Mascots are seen as the tip of the racism iceberg for Native American communities. They are an example of the kind of dehumanization that leads to sexualization of Native American women (who experience rates of sexual assault that are more than twice the national average, according to the New York Times) and commodification and homogenization of Native American culture.

“Not all our people are plains people, not everyone was in war bonnets, and an example is the California tribes, who were mostly fishermen,” said Tom Phillips, a member of the Kiowa tribe and a well-known emcee at Native American powwows across the country. “Things like Tomahawks [which are commonly waved around in a war like manner by mascots], which were used to build homes, are a distortion of our culture. Scalping was not a Native American practice; it was brought by the British. The ‘Redskins’ means ‘red with blood,’ and that is a big concern to me regarding sports teams like the Washington Redskins. Mascots depict us as savages; it has a negative impact on our children and our culture.”

Some, however, argue that the Indian does not have a negative impact, that it was in fact a good representation of Tam. “It was more of a symbol than a mascot – we sort of revered him as a symbol of Mount Tamalpais and a symbol of the Indians who came before us,” Cagwin said. Other people agree, including freshman Brian Rivas. “I think the Indian as a mascot symbolizes where we are, like the place that we are at, since Tamalpais is really old and the mountain has history,” he said.

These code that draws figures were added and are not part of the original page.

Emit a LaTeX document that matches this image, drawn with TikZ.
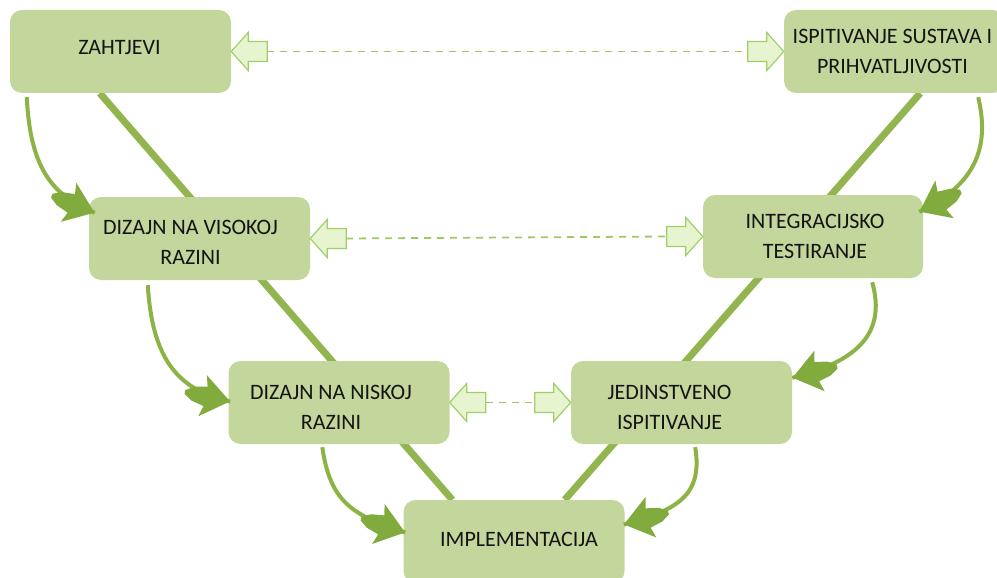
\documentclass[tikz,border=0pt]{standalone}
\usepackage{fontspec}
\setmainfont{Carlito}
\usetikzlibrary{calc,decorations.markings}
\pgfdeclarelayer{background}
\pgfsetlayers{background,main}
\definecolor{boxfill}{HTML}{C3D69B}
\definecolor{vline}{HTML}{92B550}
\definecolor{carrow}{HTML}{8CB346}
\definecolor{chead}{HTML}{82AB3D}
\definecolor{bafill}{HTML}{E6F5CF}
\definecolor{badraw}{HTML}{A2CE68}
\definecolor{dashc}{HTML}{9FC965}
\definecolor{txt}{HTML}{141414}
\tikzset{
  box/.style={rounded corners=12pt, fill=boxfill, draw=none, minimum width=221pt, minimum height=83pt, inner sep=0pt},
  lbl/.style={align=center, text=txt, inner sep=0pt, font=\fontsize{22}{30.5}\selectfont},
  vee/.style={line width=7pt, vline},
  curvearr/.style={line width=4pt, carrow,
    postaction={decorate, decoration={markings, mark=at position 0.998 with {
      \fill[chead] (0pt,0pt) -- (-28pt,21pt) -- (-25pt,10pt) -- (-38pt,7pt) -- (-46pt,2pt) -- (-46pt,-2pt) -- (-38pt,-7pt) -- (-25pt,-10pt) -- (-28pt,-21pt) -- cycle;}}}},
  blockarr/.style={fill=bafill, draw=badraw, line width=1.2pt, line join=miter},
  dashl/.style={dashc, line width=1.8pt, dash pattern=on 7pt off 6pt},
  larrow/.pic={\filldraw[blockarr] (0,0) -- (17,-19) -- (17,-10) -- (36,-10) -- (36,10) -- (17,10) -- (17,19) -- cycle;},
  rarrow/.pic={\filldraw[blockarr] (0,0) -- (-17,-19) -- (-17,-10) -- (-36,-10) -- (-36,10) -- (-17,10) -- (-17,19) -- cycle;},
}
\begin{document}
\begin{tikzpicture}[x=1pt,y=-1pt]
\path[use as bounding box] (0,0) rectangle (997,578);
\clip (0,0) rectangle (997,578);
% boxes
\node[box] (zah) at (120.5,51.5) {};
\node[box] (isp) at (894.5,51.5) {};
\node[box] (dvis) at (199.5,238.5) {};
\node[box, minimum width=220pt] (integ) at (813,236.5) {};
\node[box] (dnis) at (339,402.5) {};
\node[box] (jed) at (681.5,402.5) {};
\node[box] (impl) at (514,541.5) {};
% texts
\node[lbl] (zaht) at ($(zah)+(-1,-4)$) {ZAHTJEVI};
\node[lbl] (ispt) at ($(isp)+(-2,0)$) {ISPITIVANJE SUSTAVA I\\PRIHVATLJIVOSTI};
\node[lbl] (dvist) at ($(dvis)+(-9,4)$) {DIZAJN NA VISOKOJ\\RAZINI};
\node[lbl] (integt) at ($(integ)+(2,0)$) {INTEGRACIJSKO\\TESTIRANJE};
\node[lbl] (dnist) at ($(dnis)+(-8,5)$) {DIZAJN NA NISKOJ\\RAZINI};
\node[lbl] (jedt) at ($(jed)+(-12,5)$) {JEDINSTVENO\\ISPITIVANJE};
\node[lbl] (implt) at ($(impl)+(5,-2)$) {IMPLEMENTACIJA};
% V lines behind
\begin{pgfonlayer}{background}
\draw[vee] ($(zah.south west)+(90,0)$) -- ($(impl.north west)+(49,0)$);
\draw[vee] ($(isp.south east)+(-85,0)$) -- ($(impl.north east)+(-60,0)$);
\end{pgfonlayer}
% curved arrows
\draw[curvearr] ($(zah.south west)+(17,4)$) .. controls (30,165) and (50,195) .. ($(dvis.north west)+(6,16)$);
\draw[curvearr] ($(dvis.south west)+(59,5)$) .. controls (152,355) and (175,390) .. ($(dnis.west)+(2,-1)$);
\draw[curvearr] ($(dnis.south west)+(94,3)$) .. controls (330,500) and (350,515) .. ($(impl.west)+(2,-9)$);
\draw[curvearr] ($(isp.south east)+(-27,4)$) .. controls (992,155) and (968,188) .. ($(integ.north east)+(-4,17)$);
\draw[curvearr] ($(integ.south east)+(-51,4)$) .. controls (887,335) and (855,362) .. ($(jed.north east)+(0,17)$);
\draw[curvearr] ($(jed.south east)+(-97,3)$) .. controls (703,495) and (678,510) .. ($(impl.east)+(-1,-17)$);
% block arrows and dashed links
\pic at (zah.east) {larrow};
\pic at (isp.west) {rarrow};
\draw[dashl] ([xshift=36pt]zah.east) -- ([xshift=-36pt]isp.west);
\pic at (dvis.east) {larrow};
\pic at (integ.west) {rarrow};
\draw[dashl] ([xshift=36pt]dvis.east) -- ([xshift=-36pt]integ.west);
\pic at (dnis.east) {larrow};
\pic at (jed.west) {rarrow};
\draw[dashl] ([xshift=36pt]dnis.east) -- ([xshift=-36pt]jed.west);
\end{tikzpicture}
\end{document}
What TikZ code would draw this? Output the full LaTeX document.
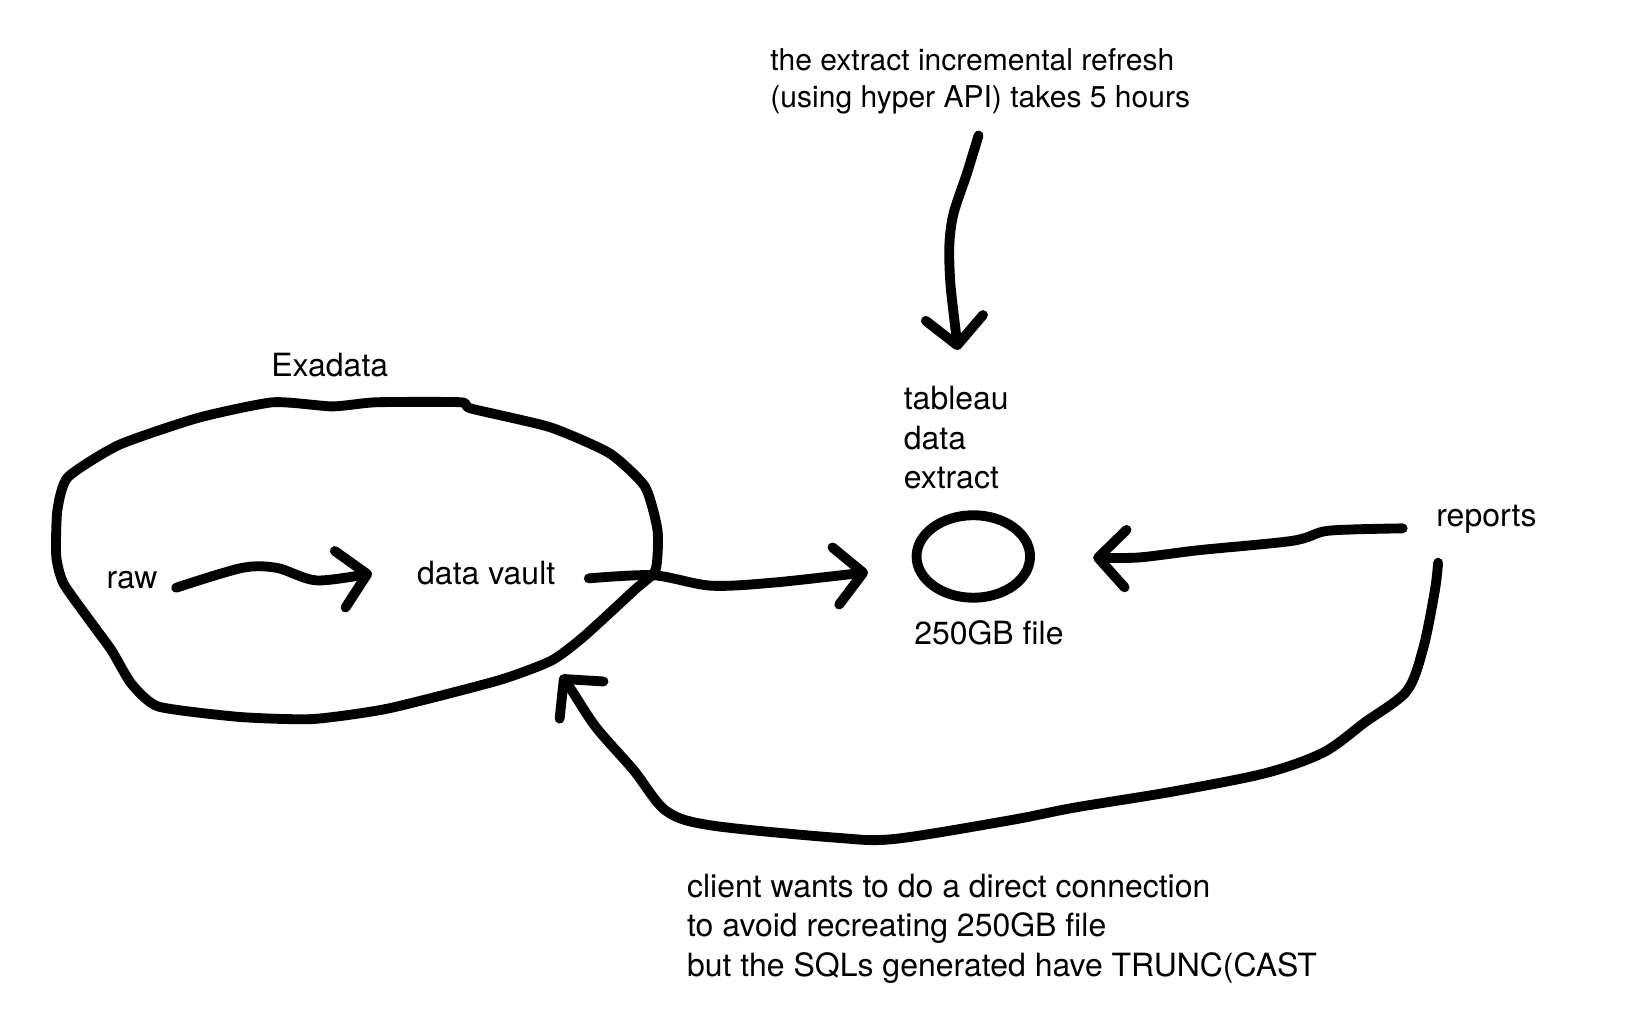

Thirty-three professional and college sports teams in the U.S. still have mascots that represent Native American people. There is constant controversy over these names. In the best case scenario, the school or team contacts the local Native American tribe, asking for permission. Such was the case in the decision to keep the Spokane Indians logo – when the Spokane team, a minor league baseball team in Washington, made the decision to change their mascot, the Spokane Nation suggested the team keep their mascot, provided the logo was subtle and tasteful imagery that respected the tribe. The Spokane Indians changed their logo slightly, using a feather as their image instead of an actual “Indian”, and they have a second logo, written in Salish, the language of the Spokane Nation. Most teams use generic Indian imagery, usually representing an Indian in a feather war bonnet. “I think [the racism] depends a lot on how it is portrayed, since you can make the mascot racist or not,” freshman China Hagstrom said.

Although some alumni are upset about Tam’s change of mascot, other alumni are not convinced that the mascot was ever a good thing. “I was a cheerleader as a sophomore, in 1976, and then I focused on it… I wasn’t very comfortable with it,” Fullerton said. “Some of the cheers were very stereotypical, like saying ‘HOW’ at the end of the cheers. I didn’t think about it until after.”

Whether or not one agrees with the change, there is some debate over the degree to which the mascot should be updated.“To get rid of everything with an Indian symbol was a little bit overkill,” Cagwin said.

Despite the school’s unwillingness to change the mascot back to the Indian, the alumni association still sells Tam Indian spirit wear, such as T-shirts and stickers. Although alumni may say the school has erased everything with an Indian symbol, Tam continues to honor its history with murals that show the progression of the Tam Indian, and still showcases old yearbooks featuring the Indian in the library.

Anacita Agustinez, a Navajo (Dine), reflected on the widespread use of Indian Mascots. “Stanford wasn’t required to change, but it did, other schools need to learn from that,” she said. “We’re not animals, we’re not mascots. A human culture is not a mascot, it’s degrading. We have been able to bring ourselves up, and when [others] try to implement images in a derogatory manner, it hurts us, since we have been through so much ridicule, our people have that discrimination. Promote a positive image of our people. I don’t think there’s any pride in the mascot.”